Логинов задумался. Безусловно, Тамме был прав.
– Райво… Можно ли рассчитывать на твоего человека?
– Не думаю, что это выход, Феликс. Наружка – дорогая вещь, да и людей у меня мало. Найди кого-нибудь надёжного.
Тамме попрощался, отключил связь. Логинов сидел в полутьме минуты две, напряжённо думая о разговоре. Да, эстонец прав, тысячу раз прав! Нужен кто-то, кому можно доверить тайну, – тот, кто будет хорошо относиться к Марине, не обидит, не растревожит её, кто останется деликатен и не брезглив к неприятной, постыдной болезни, такой позорной для обывательского безжалостного суда. Компаньон или компаньонка. Кто-то «свой». Но в том-то и беда, что «своих» в этом городе у Логинова не было.

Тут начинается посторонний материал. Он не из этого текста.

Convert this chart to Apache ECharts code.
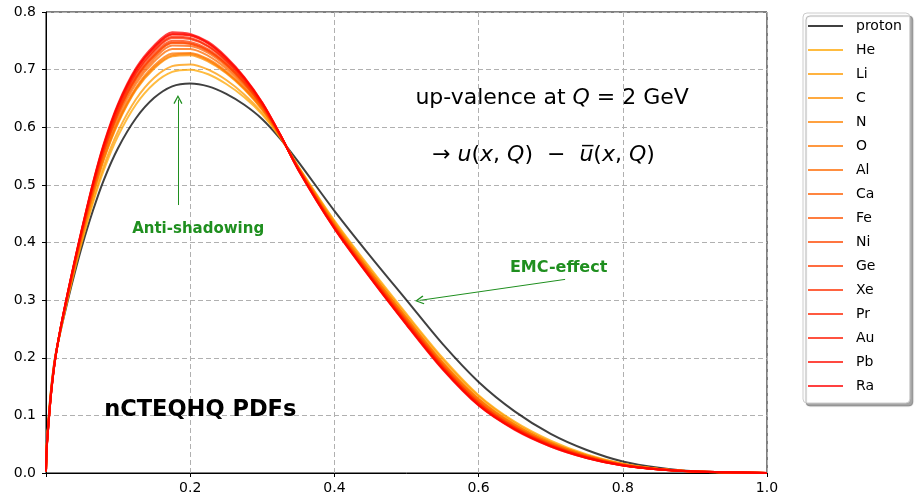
<!DOCTYPE html>
<html>
<head>
<meta charset="utf-8">
<script src="https://cdn.jsdelivr.net/npm/echarts@6/dist/echarts.min.js"></script>
<style>
  html, body { margin: 0; padding: 0; background: #fff; }
  #chart { width: 919px; height: 499px; }
</style>
</head>
<body>
<div id="chart"></div>
<script>
// x grid (momentum fraction) shared by all curves
const xs = [0.00001, 0.001, 0.003, 0.007, 0.0125, 0.02, 0.03, 0.04, 0.05, 0.065, 0.08, 0.1, 0.125, 0.15, 0.175,
  0.2, 0.225, 0.25, 0.275, 0.3, 0.325, 0.35, 0.4, 0.45, 0.5, 0.55, 0.6, 0.65, 0.7, 0.75, 0.8, 0.85, 0.9, 1.0]

// x*(u - ubar)
const proton = [0.004, 0.050, 0.086, 0.145, 0.200, 0.245, 0.298, 0.348, 0.394, 0.455, 0.508, 0.564, 0.616, 0.651, 0.671, 0.676, 0.671, 0.658, 0.639, 0.614, 0.580, 0.540, 0.455, 0.376, 0.300, 0.224, 0.158, 0.107, 0.068, 0.040, 0.020, 0.009, 0.003, 0]
const He = [0.004, 0.048, 0.084, 0.143, 0.199, 0.246, 0.302, 0.354, 0.402, 0.468, 0.525, 0.585, 0.640, 0.676, 0.696, 0.700, 0.692, 0.675, 0.652, 0.622, 0.582, 0.532, 0.438, 0.355, 0.276, 0.200, 0.135, 0.089, 0.056, 0.032, 0.016, 0.007, 0.0027, 0]
const Li = [0.004, 0.047, 0.083, 0.142, 0.198, 0.247, 0.303, 0.356, 0.406, 0.473, 0.532, 0.593, 0.649, 0.686, 0.706, 0.709, 0.700, 0.682, 0.657, 0.625, 0.583, 0.531, 0.436, 0.352, 0.273, 0.197, 0.133, 0.087, 0.054, 0.031, 0.016, 0.007, 0.0026, 0]
const C = [0.003, 0.046, 0.081, 0.141, 0.197, 0.248, 0.306, 0.360, 0.411, 0.482, 0.543, 0.607, 0.665, 0.702, 0.723, 0.725, 0.714, 0.694, 0.666, 0.630, 0.584, 0.530, 0.433, 0.349, 0.269, 0.192, 0.129, 0.084, 0.052, 0.030, 0.015, 0.0068, 0.0026, 0]
const N = [0.003, 0.045, 0.081, 0.140, 0.197, 0.248, 0.306, 0.361, 0.412, 0.483, 0.545, 0.609, 0.667, 0.704, 0.725, 0.727, 0.716, 0.695, 0.667, 0.631, 0.584, 0.530, 0.432, 0.348, 0.269, 0.192, 0.128, 0.084, 0.052, 0.030, 0.015, 0.0068, 0.0026, 0]
const O = [0.003, 0.045, 0.081, 0.140, 0.197, 0.248, 0.307, 0.361, 0.413, 0.484, 0.546, 0.611, 0.669, 0.707, 0.728, 0.729, 0.718, 0.697, 0.668, 0.632, 0.584, 0.530, 0.432, 0.348, 0.268, 0.191, 0.128, 0.083, 0.052, 0.030, 0.015, 0.0068, 0.0026, 0]
const Al = [0.003, 0.044, 0.080, 0.140, 0.197, 0.249, 0.308, 0.363, 0.415, 0.488, 0.551, 0.617, 0.676, 0.714, 0.736, 0.736, 0.724, 0.702, 0.672, 0.634, 0.585, 0.529, 0.430, 0.346, 0.266, 0.189, 0.125, 0.081, 0.050, 0.029, 0.014, 0.0066, 0.0025, 0]
const Ca = [0.003, 0.044, 0.079, 0.139, 0.196, 0.249, 0.309, 0.365, 0.417, 0.491, 0.555, 0.622, 0.681, 0.719, 0.742, 0.741, 0.729, 0.706, 0.675, 0.636, 0.585, 0.528, 0.429, 0.344, 0.264, 0.187, 0.124, 0.080, 0.050, 0.028, 0.014, 0.0065, 0.0025, 0]
const Fe = [0.003, 0.044, 0.079, 0.139, 0.196, 0.249, 0.309, 0.365, 0.419, 0.493, 0.558, 0.625, 0.685, 0.723, 0.746, 0.745, 0.732, 0.709, 0.677, 0.637, 0.586, 0.528, 0.428, 0.343, 0.263, 0.186, 0.122, 0.079, 0.049, 0.028, 0.014, 0.0064, 0.0025, 0]
const Ni = [0.003, 0.044, 0.079, 0.139, 0.196, 0.249, 0.309, 0.366, 0.419, 0.493, 0.558, 0.626, 0.686, 0.724, 0.747, 0.745, 0.733, 0.709, 0.677, 0.637, 0.586, 0.528, 0.428, 0.343, 0.263, 0.186, 0.122, 0.079, 0.049, 0.028, 0.014, 0.0064, 0.0025, 0]
const Ge = [0.003, 0.043, 0.079, 0.138, 0.196, 0.249, 0.310, 0.366, 0.420, 0.495, 0.560, 0.628, 0.688, 0.727, 0.750, 0.748, 0.735, 0.711, 0.679, 0.638, 0.586, 0.528, 0.427, 0.342, 0.262, 0.185, 0.122, 0.079, 0.048, 0.028, 0.014, 0.0063, 0.0025, 0]
const Xe = [0.003, 0.043, 0.078, 0.138, 0.196, 0.250, 0.311, 0.368, 0.422, 0.498, 0.564, 0.633, 0.693, 0.732, 0.755, 0.753, 0.740, 0.715, 0.682, 0.640, 0.586, 0.527, 0.426, 0.341, 0.260, 0.183, 0.120, 0.077, 0.048, 0.027, 0.0135, 0.0062, 0.0024, 0]
const Pr = [0.003, 0.043, 0.078, 0.138, 0.196, 0.250, 0.311, 0.368, 0.422, 0.499, 0.565, 0.634, 0.695, 0.734, 0.757, 0.755, 0.741, 0.716, 0.683, 0.640, 0.586, 0.527, 0.426, 0.340, 0.260, 0.183, 0.119, 0.077, 0.047, 0.027, 0.0134, 0.0062, 0.0024, 0]
const Au = [0.003, 0.042, 0.077, 0.137, 0.195, 0.250, 0.311, 0.369, 0.424, 0.501, 0.568, 0.638, 0.700, 0.738, 0.761, 0.759, 0.745, 0.719, 0.685, 0.642, 0.587, 0.526, 0.425, 0.339, 0.258, 0.181, 0.118, 0.076, 0.047, 0.026, 0.013, 0.006, 0.0024, 0]
const Pb = [0.003, 0.042, 0.077, 0.137, 0.195, 0.250, 0.312, 0.369, 0.424, 0.502, 0.569, 0.639, 0.700, 0.739, 0.762, 0.760, 0.746, 0.720, 0.686, 0.642, 0.587, 0.526, 0.425, 0.339, 0.258, 0.181, 0.118, 0.076, 0.046, 0.026, 0.013, 0.006, 0.0024, 0]
const Ra = [0.003, 0.042, 0.077, 0.137, 0.195, 0.250, 0.312, 0.370, 0.425, 0.503, 0.571, 0.641, 0.703, 0.742, 0.765, 0.762, 0.748, 0.722, 0.687, 0.643, 0.587, 0.526, 0.424, 0.338, 0.257, 0.180, 0.117, 0.075, 0.046, 0.026, 0.013, 0.006, 0.0024, 0]

const nucleiNames = ["He", "Li", "C", "N", "O", "Al", "Ca", "Fe", "Ni", "Ge", "Xe", "Pr", "Au", "Pb", "Ra"]
const nucleiValues = [He, Li, C, N, O, Al, Ca, Fe, Ni, Ge, Xe, Pr, Au, Pb, Ra]

const font = "DejaVu Sans"
const green = "#1f8f1f"

function pairs(ys) {
  return xs.map((x, i) => [x, ys[i]])
}

// orange -> red, like the colormap in the original
function nucleusColor(i) {
  let g = Math.round(165 * (1 - i / (nucleiNames.length - 1)))
  return "rgba(255," + g + ",0,0.75)"
}

// open arrow head, tip at the top
const arrowHead = "path://M5,0L10,9L8.8,10L5,2.6L1.2,10L0,9Z"

let myChart = echarts.init(document.getElementById("chart"))

let series = [
  {
    name: "proton",
    type: "line",
    data: pairs(proton),
    symbol: "none",
    smooth: 0.3,
    lineStyle: { color: "rgba(0,0,0,0.75)", width: 2 },
    itemStyle: { color: "rgba(0,0,0,0.75)" },
    z: 3,
    markLine: {
      silent: true,
      symbol: ["none", arrowHead],
      symbolSize: [9, 9],
      label: { show: false },
      lineStyle: { color: green, width: 1, type: "solid" },
      data: [
        [{ coord: [0.183, 0.465] }, { coord: [0.183, 0.648] }],
        [{ coord: [0.72, 0.336] }, { coord: [0.518, 0.2995] }],
      ],
    },
  },
]
nucleiNames.forEach((name, i) => {
  series.push({
    name: name,
    type: "line",
    data: pairs(nucleiValues[i]),
    symbol: "none",
    smooth: 0.3,
    lineStyle: { color: nucleusColor(i), width: 2 },
    itemStyle: { color: nucleusColor(i) },
    z: 3,
  })
})

myChart.setOption({
  animation: false,
  textStyle: { fontFamily: font },
  grid: {
    left: 46,
    right: 152,
    top: 12,
    bottom: 26,
    show: true,
    borderColor: "#000",
    borderWidth: 1,
  },
  legend: {
    orient: "vertical",
    left: 803,
    top: 13,
    data: ["proton"].concat(nucleiNames),
    icon: "rect",
    itemWidth: 35,
    itemHeight: 2,
    itemGap: 10,
    padding: [6, 8, 10, 5],
    backgroundColor: "#fff",
    borderColor: "#cccccc",
    borderWidth: 1,
    borderRadius: 4,
    shadowColor: "rgba(0,0,0,0.35)",
    shadowBlur: 1,
    shadowOffsetX: 3,
    shadowOffsetY: 3,
    textStyle: { fontFamily: font, fontSize: 14, lineHeight: 14, color: "#000", padding: [0, 0, 0, 8] },
  },
  xAxis: {
    type: "value",
    min: 0,
    max: 1,
    interval: 0.2,
    axisLine: { lineStyle: { color: "#000", width: 1 } },
    axisTick: { show: true, length: 4, lineStyle: { color: "#000" } },
    axisLabel: {
      color: "#000",
      fontSize: 14,
      fontFamily: font,
      margin: 8,
      formatter: (v) => (v === 0 ? "" : v.toFixed(1)),
    },
    splitLine: { lineStyle: { color: "#b0b0b0", type: [5, 3], width: 1 } },
  },
  yAxis: {
    type: "value",
    min: 0,
    max: 0.8,
    interval: 0.1,
    axisLine: { show: true, lineStyle: { color: "#000", width: 1 } },
    axisTick: { show: true, length: 4, lineStyle: { color: "#000" } },
    axisLabel: {
      color: "#000",
      fontSize: 14,
      fontFamily: font,
      margin: 10,
      formatter: (v) => v.toFixed(1),
    },
    splitLine: { lineStyle: { color: "#b0b0b0", type: [5, 3], width: 1 } },
  },
  series: series,
})

// text annotations placed in data coordinates
function at(x, y) {
  return myChart.convertToPixel({ gridIndex: 0 }, [x, y])
}
let p1 = at(0.702, 0.651)
let p2 = at(0.69, 0.552)
let p3 = at(0.211, 0.4235)
let p4 = at(0.711, 0.356)
let p5 = at(0.214, 0.109)

let rich = {
  n: { fontSize: 22, fontFamily: font, fill: "#000" },
  i: { fontSize: 22, fontFamily: font, fontStyle: "italic", fill: "#000" },
}

myChart.setOption({
  graphic: [
    {
      type: "text",
      z: 10,
      style: {
        x: p1[0], y: p1[1], align: "center", verticalAlign: "middle",
        text: "{n|up-valence at }{i|Q}{n| = 2 GeV}",
        rich: rich,
      },
    },
    {
      type: "text",
      z: 10,
      style: {
        x: p2[0], y: p2[1], align: "center", verticalAlign: "middle",
        text: "{n|→ }{i|u}{n|(}{i|x}{n|, }{i|Q}{n|)  −  }{i|u\u0305}{n|(}{i|x}{n|, }{i|Q}{n|)}",
        rich: rich,
      },
    },
    {
      type: "text",
      z: 10,
      style: {
        x: p3[0], y: p3[1], align: "center", verticalAlign: "middle",
        text: "Anti-shadowing",
        fontFamily: font, fontSize: 15, fontWeight: "bold", fill: green,
      },
    },
    {
      type: "text",
      z: 10,
      style: {
        x: p4[0], y: p4[1], align: "center", verticalAlign: "middle",
        text: "EMC-effect",
        fontFamily: font, fontSize: 16, fontWeight: "bold", fill: green,
      },
    },
    {
      type: "text",
      z: 10,
      style: {
        x: p5[0], y: p5[1], align: "center", verticalAlign: "middle",
        text: "nCTEQHQ PDFs",
        fontFamily: font, fontSize: 22.5, fontWeight: "bold", fill: "#000",
      },
    },
  ],
})
</script>
</body>
</html>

Тихо скрипнула дверь, и показалось личико помощницы Киры в ореоле света, бьющего из коридора.
– Феликс Георгиевич, я стучу, вы не отвечаете. У вас всё в порядке? Феликс Георгиевич, вы слышите меня? Может быть, вам нужно что-нибудь?
Логинов встрепенулся. Кира, такая ясная и прозрачная, услужливая, всегда понимающая. Идеально ведёт его дела, никогда не путает даты и цифры. Он не раз задумывался, что её может держать на маленькой ассистентской ставке, ведь она явно способна на большее.
«Может быть, вам нужно что-нибудь?»
– Да, Кира… Подыщите, пожалуйста, хорошие дорогие шахматы. Не по интернету. Проверьте сами в магазине, я полагаюсь на ваш вкус.